Something I noticed while writing my Me Made May round up is that I have a reasonably tight colour palette in my wardrobe. I tend to wear mustard and blue and yellow and pink and ochre and gold and mustard and a little mustard, with a few other limited hues thrown in. This makes for a great, coordinating capsule wardrobe, but isn’t an adequate reflection of how I feel about wearing colours. I want to dress like the whole crayon box, not just like a crayon, you know? And one of the most curious gaps I have is garments in green. I love green. I suit particular greens. So why don’t I have any in my wardrobe?
So, armed with some beautiful green and cream ikat I had in my stash, testing the Ashton Tank by Helen’s Closet was a quick and exciting way to introduce this illusive hue into my wardrobe. I bought this ikat from Stonemountain and Daughter Fabric; they have a remarkable range of ikat and the quality is great. I cut this project out during a lovely sewing day (complete with roast chicken, mulled wine and lemon tart) with Kirsten of @kirtensewsthings and Ruby of @allknightsewing.
As for the Ashton? Well, I think this is a gem of a pattern! It is the stash-buster to end all stash-busters. It is an excellent garment for both summer and winter (teamed with a Blackwood Cardigan, natch). And, being a Helen’s Closet pattern, its instructions are exquisitely detailed, offering oodles of information on alternative techniques and top tips, making this a perfect beginner pattern as well as a great wardrobe staple. Dare I say (or is this sewing blaspheme?) move over Willow Tank … there’s a new kid in town!
It comes in a wide size range (0-30), two cup sizes, two different lengths and you can choose between an all-in-one facing finish or a bias-binding finishing, making sure Ashton’s guts are as lovely as her outside. I used a contrasting linen bias binding I already had in my stash, sewing it so the contrast is exposed, but the instructions explain how to sew the bias binding so its hidden.
And as for the introduction of green into my wardrobe? I love it! Give me more! My favorite combination is the below, my Rosella outfit! In it, I’m covering off red, yellow, pink, green, orange and blue, and I truly feel that—here—I am the whole crayon box, and it is wonderful!

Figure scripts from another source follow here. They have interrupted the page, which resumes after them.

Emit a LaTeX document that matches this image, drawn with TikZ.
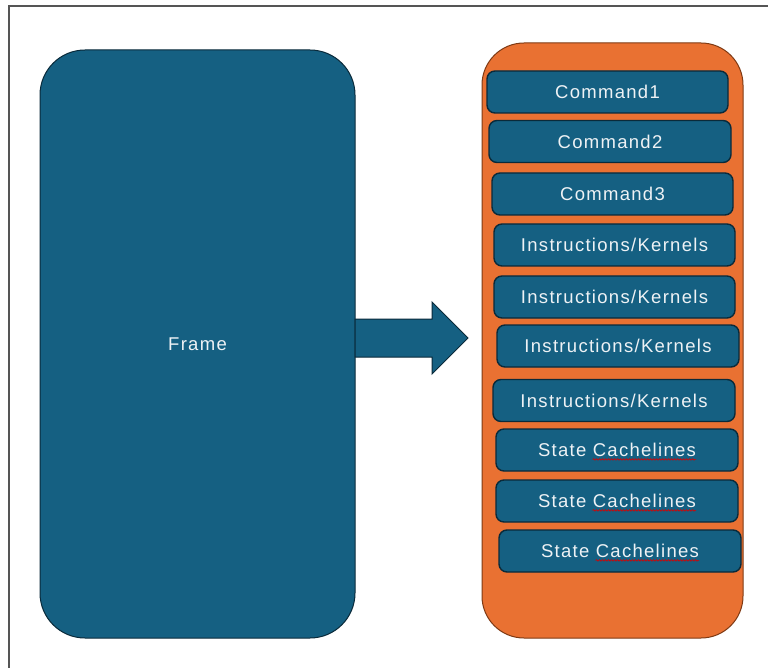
\documentclass[tikz,border=0pt]{standalone}
\usepackage{fontspec}
\setmainfont{Liberation Sans}[LetterSpace=7]
\usetikzlibrary{decorations.pathmorphing}
\definecolor{blu}{HTML}{156082}
\definecolor{bluedge}{HTML}{0A2A3A}
\definecolor{org}{HTML}{E97132}
\definecolor{orgedge}{HTML}{7F3A14}
\definecolor{txt}{HTML}{EEF2F5}
\definecolor{framegray}{HTML}{555555}
\tikzset{
  lbl/.style={text=txt, font=\fontsize{18.5}{21}\selectfont},
  bigbox/.style={draw=bluedge, fill=blu, line width=1pt, rounded corners=45pt, lbl, inner sep=0pt},
  container/.style={draw=orgedge, fill=org, line width=1pt, rounded corners=42pt, inner sep=0pt},
  item/.style={draw=bluedge, fill=blu, line width=1.4pt, rounded corners=8pt, lbl,
    minimum height=42pt, minimum width=242pt, inner sep=0pt},
  ghost/.style={lbl, inner sep=0pt},
  spell/.style={draw=red!85!black, line width=0.6pt, decorate,
    decoration={snake, amplitude=0.8pt, segment length=3pt}},
  blockarrow/.style={draw=bluedge, fill=blu, line width=1pt},
}
\begin{document}
\begin{tikzpicture}[x=1pt,y=-1pt]
\useasboundingbox (0,0) rectangle (768,668);
\fill[white] (0,0) rectangle (768,668);
\draw[framegray, line width=1.2pt] (9,668) -- (9,6) -- (768,6);

% left frame block
\node[bigbox, minimum width=315pt, minimum height=588pt] (frame) at (197.5,344) {\raisebox{-1pt}{Frame}};

% block arrow
\draw[blockarrow] (355,319) -- (432,319) -- (432,302) -- (468,338) -- (432,374) -- (432,357) -- (355,357) -- cycle;

% orange container
\node[container, minimum width=261pt, minimum height=595pt] (buf) at (612.5,340.5) {};

% items
\node[item, minimum width=241pt] (c1) at (607.5,92) {Command1};
\node[item] (c2) at (610,141.5) {Command2};
\node[item, minimum width=241pt] (c3) at (612.5,194) {Command3};
\node[item, minimum width=241pt] (i1) at (614.5,245) {Instructions/Kernels};
\node[item, minimum width=241pt] (i2) at (614.5,297) {Instructions/Kernels};
\node[item] (i3) at (618,346) {Instructions/Kernels};
\node[item] (i4) at (614,400.5) {Instructions/Kernels};
\node[item] (s1) at (617,450) {State Cachelines};
\node[item] (s2) at (617,501) {State Cachelines};
\node[item] (s3) at (620,551) {State Cachelines};

% spell-check underlines under "Cachelines"
\foreach \s in {s1,s2,s3}{
  \node[ghost] (\s t) at (\s) {\phantom{State Cachelines}};
  \node[ghost, anchor=base east] (\s w) at (\s t.base east) {\phantom{Cachelines}};
  \draw[spell] ([yshift=-2.8pt]\s w.base west) -- ([yshift=-2.8pt]\s w.base east);
}
\end{tikzpicture}
\end{document}
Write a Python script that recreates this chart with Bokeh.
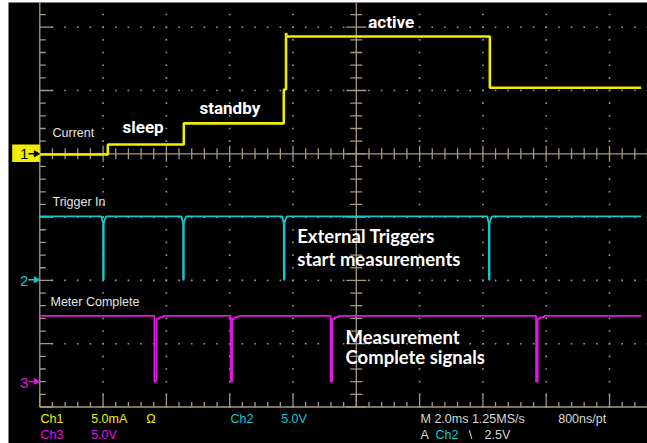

To round out my month of crop tops, I decided to keep going with my experimentation into collared shirts. I’ve always felt a little uncomfortable in a traditional collared shirt, something I’ve attributed to my well-defined trapezius muscles: they push collars further up my neck than on other people. That’s fine, though, I’m not complaining! My trapezius muscles are a symbol of the physical work I’ve put into my drawing and painting practices, a part of my physiological history that I’m rather proud of.
They did, however, get me thinking about alternative collars that I would feel more comfortable in, and Libby by Sew Over It was the first to pop into my head. (Jumping back up, Kalle, too, with its band collar was another of these experiments, and I am delighted with how this collar looks on me. I also plan to try Deer and Doe’s Mélilot Shirt at some point for the same reason.) Libby has a partial-collar-stand, rather than a full one, making for a softer silhouette around the neck.
I sewed Libby up out of some Atelier Brunette Posie Green viscose dobby from Miss Maude (PSA: as at the time of writing, Emma still has some in stock). This is a truly beautiful fabric. The pattern is very sweet, the hand-feel is soft and drapy, but with a little texture that makes it not too bad to sew with. It is a little shear, but not indecently so. I do wear a white camisole underneath it, but you could get away with not doing that.
So I had a few … moments when it came to sewing up Libby. I’ve often found that Sew Over It’s instructions can be, frankly, pretty whackadoodle. In Libby, this was especially the case when attaching the collar to the shirt. The instructions were quite confusing, there are an awful lot of notches and markings to keep track of and I do struggle to see what’s going on in the photographs. I ended up hand-sewing a fair chunk of it when attaching the inside of the collar to the inside of the shirt and enclosing all the raw hems in the collar-stand because I knew I would have more control over everything. As far as advice goes, this is my advice: when in doubt, hand-baste and possibly also hand-sew. I promise you, this is infinitely quicker than fucking up, having a meltdown and then having to unpick.
I did get a few questions about the sleeve cuffs from other sewists: it seems that others have had problems with adding the cuffs, but my sleeve cuffs went on totally fine. It took me a while to figure it out, but I think the problems occurred when people weren’t following the instructions and sewed up the side-seams before attaching the cuffs. For Libby, you’ve gotta attach the cuffs flat.
I’m an unashaméd instruction-follower. First time I sew a pattern I will do it pretty much as the pattern directs, even if I might know a different way, because instructions are ideally like dominoes: everything is lined up and they fall in an orderly manner. If you remove a few dominoes, put some over here, and tweak some others, you can’t guarantee that the dominoes are going to fall in that orderly way they should. Case and point is the sleeve of the Libby: sewing the cuffs in flat meant my cuffs worked out easily and have a very tidy finish.
I will gladly complain, and support complaints, when instructions are weird, poorly-written, convoluted, or where they produce an ugly finish (see collar-complaints above) but I do think—no matter how experienced you are—you gotta have a cursory glance through the instructions to see if by going off-piste you’re going to create a gap in that fall of dominoes.
For the problems I had with the collar instructions, though, I do like my Libby Shirt. It’s not my favourite make of the month, but it’s very sweet, slightly vintage-looking, and it does answer the brief for alternative-collars-for-developed-traps. I love her details, I think the lapel-shape is utterly gorgeous, and I love wearing Libby with my HIGH-waisted Gingers.
So that’s a wrap for my June of crop-tops! Stand by, dear Reader, for my July of pants!